Short problem
Starting at the first line of the listing below, repeat each line up to and including the one containing "62.9, 61, 55.7];". Leave out pictures.

Stored data
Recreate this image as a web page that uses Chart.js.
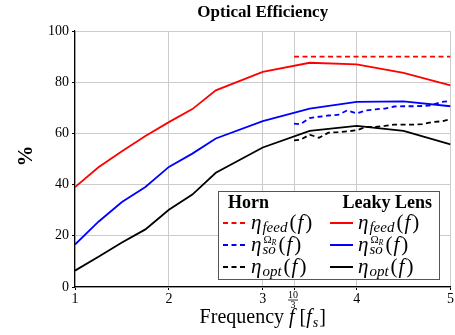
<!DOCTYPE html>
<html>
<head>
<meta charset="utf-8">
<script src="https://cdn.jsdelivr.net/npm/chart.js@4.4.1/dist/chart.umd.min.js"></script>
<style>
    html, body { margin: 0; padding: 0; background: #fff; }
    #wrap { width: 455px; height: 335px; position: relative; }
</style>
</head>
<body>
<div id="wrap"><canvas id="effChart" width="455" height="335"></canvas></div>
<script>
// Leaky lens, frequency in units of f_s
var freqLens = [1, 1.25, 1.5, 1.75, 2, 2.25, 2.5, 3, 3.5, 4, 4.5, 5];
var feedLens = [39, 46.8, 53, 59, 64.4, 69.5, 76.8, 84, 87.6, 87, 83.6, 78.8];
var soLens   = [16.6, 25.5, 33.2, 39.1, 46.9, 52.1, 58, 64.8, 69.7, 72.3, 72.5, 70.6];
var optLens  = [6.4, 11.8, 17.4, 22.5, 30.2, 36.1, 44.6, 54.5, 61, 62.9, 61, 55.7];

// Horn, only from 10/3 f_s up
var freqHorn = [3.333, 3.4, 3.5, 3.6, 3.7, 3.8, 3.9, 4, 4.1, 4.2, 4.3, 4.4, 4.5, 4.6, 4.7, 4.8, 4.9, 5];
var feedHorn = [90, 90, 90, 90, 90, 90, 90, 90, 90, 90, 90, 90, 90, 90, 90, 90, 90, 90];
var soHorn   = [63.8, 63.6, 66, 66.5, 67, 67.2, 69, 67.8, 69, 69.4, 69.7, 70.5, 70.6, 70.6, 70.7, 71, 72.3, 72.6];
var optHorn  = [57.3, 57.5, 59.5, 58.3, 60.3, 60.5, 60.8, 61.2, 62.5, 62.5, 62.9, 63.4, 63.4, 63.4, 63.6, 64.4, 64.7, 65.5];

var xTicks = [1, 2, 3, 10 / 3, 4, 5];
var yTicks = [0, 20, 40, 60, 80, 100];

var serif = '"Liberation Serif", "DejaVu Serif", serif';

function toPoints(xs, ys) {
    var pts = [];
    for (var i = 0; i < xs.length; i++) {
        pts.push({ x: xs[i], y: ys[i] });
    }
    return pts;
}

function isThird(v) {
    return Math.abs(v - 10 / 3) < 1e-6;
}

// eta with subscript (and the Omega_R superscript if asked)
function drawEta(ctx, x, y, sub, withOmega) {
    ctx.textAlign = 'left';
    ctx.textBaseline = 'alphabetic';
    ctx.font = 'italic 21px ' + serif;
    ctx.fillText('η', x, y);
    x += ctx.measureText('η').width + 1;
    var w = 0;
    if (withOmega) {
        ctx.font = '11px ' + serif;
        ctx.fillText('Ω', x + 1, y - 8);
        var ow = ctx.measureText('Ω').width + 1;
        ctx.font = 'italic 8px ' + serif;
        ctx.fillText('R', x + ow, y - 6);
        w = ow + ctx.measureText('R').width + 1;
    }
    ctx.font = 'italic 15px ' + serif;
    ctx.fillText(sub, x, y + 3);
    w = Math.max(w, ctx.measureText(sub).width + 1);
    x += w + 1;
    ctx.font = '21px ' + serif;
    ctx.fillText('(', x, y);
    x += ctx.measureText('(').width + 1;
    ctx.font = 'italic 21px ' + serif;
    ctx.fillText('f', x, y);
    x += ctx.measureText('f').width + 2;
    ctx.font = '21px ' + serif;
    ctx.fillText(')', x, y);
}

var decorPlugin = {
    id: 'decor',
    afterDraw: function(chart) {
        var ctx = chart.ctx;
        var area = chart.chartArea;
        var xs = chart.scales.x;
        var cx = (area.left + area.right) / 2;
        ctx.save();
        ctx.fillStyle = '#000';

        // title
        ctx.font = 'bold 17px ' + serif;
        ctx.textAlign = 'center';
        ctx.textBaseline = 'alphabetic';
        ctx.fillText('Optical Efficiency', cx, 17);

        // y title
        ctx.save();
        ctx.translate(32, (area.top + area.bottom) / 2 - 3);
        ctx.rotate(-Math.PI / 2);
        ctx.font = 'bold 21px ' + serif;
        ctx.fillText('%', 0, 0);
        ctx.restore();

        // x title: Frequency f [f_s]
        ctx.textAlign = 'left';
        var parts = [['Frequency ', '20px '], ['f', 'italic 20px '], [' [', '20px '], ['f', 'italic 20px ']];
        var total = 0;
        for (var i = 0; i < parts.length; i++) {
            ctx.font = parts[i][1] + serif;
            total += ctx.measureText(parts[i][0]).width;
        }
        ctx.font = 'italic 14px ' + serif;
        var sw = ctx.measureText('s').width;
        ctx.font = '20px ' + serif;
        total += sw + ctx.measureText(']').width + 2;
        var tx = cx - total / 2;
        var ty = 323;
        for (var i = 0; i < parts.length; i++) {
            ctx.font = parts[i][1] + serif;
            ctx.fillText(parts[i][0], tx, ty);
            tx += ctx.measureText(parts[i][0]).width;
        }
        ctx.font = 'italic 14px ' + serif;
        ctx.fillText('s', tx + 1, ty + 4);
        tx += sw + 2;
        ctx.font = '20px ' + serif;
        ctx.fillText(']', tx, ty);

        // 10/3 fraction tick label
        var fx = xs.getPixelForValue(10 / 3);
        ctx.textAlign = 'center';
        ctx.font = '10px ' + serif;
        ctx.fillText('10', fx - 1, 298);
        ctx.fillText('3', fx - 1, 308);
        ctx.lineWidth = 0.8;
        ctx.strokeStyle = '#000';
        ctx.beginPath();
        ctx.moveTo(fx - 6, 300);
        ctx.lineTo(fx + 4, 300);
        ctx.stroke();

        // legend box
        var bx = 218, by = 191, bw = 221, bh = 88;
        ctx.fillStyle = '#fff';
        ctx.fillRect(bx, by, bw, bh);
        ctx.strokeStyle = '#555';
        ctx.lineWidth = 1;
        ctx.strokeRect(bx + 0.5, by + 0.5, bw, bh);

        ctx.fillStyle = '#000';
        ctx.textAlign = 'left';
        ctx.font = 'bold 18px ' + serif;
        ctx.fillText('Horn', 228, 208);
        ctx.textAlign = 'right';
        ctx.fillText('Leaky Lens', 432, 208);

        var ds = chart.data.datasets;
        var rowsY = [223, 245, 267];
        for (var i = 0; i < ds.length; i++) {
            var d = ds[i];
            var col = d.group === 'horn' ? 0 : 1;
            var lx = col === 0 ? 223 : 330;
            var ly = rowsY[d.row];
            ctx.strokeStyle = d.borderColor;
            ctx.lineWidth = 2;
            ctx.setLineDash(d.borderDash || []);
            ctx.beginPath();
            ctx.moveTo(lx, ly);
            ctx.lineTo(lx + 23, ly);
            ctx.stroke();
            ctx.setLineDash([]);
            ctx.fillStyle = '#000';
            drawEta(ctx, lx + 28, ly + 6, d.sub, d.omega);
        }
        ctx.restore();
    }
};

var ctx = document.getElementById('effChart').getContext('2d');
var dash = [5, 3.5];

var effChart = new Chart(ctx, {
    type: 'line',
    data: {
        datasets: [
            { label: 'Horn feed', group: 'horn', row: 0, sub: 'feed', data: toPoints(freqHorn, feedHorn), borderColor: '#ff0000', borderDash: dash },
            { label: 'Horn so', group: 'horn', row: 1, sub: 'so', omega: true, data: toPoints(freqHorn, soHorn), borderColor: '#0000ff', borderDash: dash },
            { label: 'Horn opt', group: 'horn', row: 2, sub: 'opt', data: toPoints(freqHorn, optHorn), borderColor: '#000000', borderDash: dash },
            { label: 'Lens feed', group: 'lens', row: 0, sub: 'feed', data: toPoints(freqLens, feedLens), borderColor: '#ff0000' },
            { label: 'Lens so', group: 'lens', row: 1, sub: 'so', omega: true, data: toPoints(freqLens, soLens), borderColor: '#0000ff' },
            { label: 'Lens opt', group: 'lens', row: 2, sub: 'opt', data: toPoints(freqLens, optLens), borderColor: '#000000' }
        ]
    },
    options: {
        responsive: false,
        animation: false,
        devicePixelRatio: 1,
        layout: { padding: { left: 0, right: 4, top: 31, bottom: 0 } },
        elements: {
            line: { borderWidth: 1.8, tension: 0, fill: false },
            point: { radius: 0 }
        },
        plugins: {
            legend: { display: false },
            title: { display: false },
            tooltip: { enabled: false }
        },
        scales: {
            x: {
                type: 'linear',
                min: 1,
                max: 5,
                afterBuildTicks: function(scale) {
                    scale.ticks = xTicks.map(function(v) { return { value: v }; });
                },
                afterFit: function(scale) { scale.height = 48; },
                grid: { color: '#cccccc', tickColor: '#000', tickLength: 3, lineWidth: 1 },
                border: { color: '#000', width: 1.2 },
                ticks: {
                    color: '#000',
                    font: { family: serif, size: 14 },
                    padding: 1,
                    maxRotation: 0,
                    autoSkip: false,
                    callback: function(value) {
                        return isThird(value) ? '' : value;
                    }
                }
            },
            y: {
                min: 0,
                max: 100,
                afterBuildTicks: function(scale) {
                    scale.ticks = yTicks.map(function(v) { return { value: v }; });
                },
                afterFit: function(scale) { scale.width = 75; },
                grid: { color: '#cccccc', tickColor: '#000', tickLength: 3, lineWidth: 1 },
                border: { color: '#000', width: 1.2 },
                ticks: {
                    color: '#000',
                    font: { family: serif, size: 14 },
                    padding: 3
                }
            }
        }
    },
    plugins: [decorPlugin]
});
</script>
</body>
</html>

Problem solution
Recreate this image as a web page that uses Chart.js.
<!DOCTYPE html>
<html>
<head>
<meta charset="utf-8">
<script src="https://cdn.jsdelivr.net/npm/chart.js@4.4.1/dist/chart.umd.min.js"></script>
<style>
    html, body { margin: 0; padding: 0; background: #fff; }
    #wrap { width: 455px; height: 335px; position: relative; }
</style>
</head>
<body>
<div id="wrap"><canvas id="effChart" width="455" height="335"></canvas></div>
<script>
// Leaky lens, frequency in units of f_s
var freqLens = [1, 1.25, 1.5, 1.75, 2, 2.25, 2.5, 3, 3.5, 4, 4.5, 5];
var feedLens = [39, 46.8, 53, 59, 64.4, 69.5, 76.8, 84, 87.6, 87, 83.6, 78.8];
var soLens   = [16.6, 25.5, 33.2, 39.1, 46.9, 52.1, 58, 64.8, 69.7, 72.3, 72.5, 70.6];
var optLens  = [6.4, 11.8, 17.4, 22.5, 30.2, 36.1, 44.6, 54.5, 61, 62.9, 61, 55.7];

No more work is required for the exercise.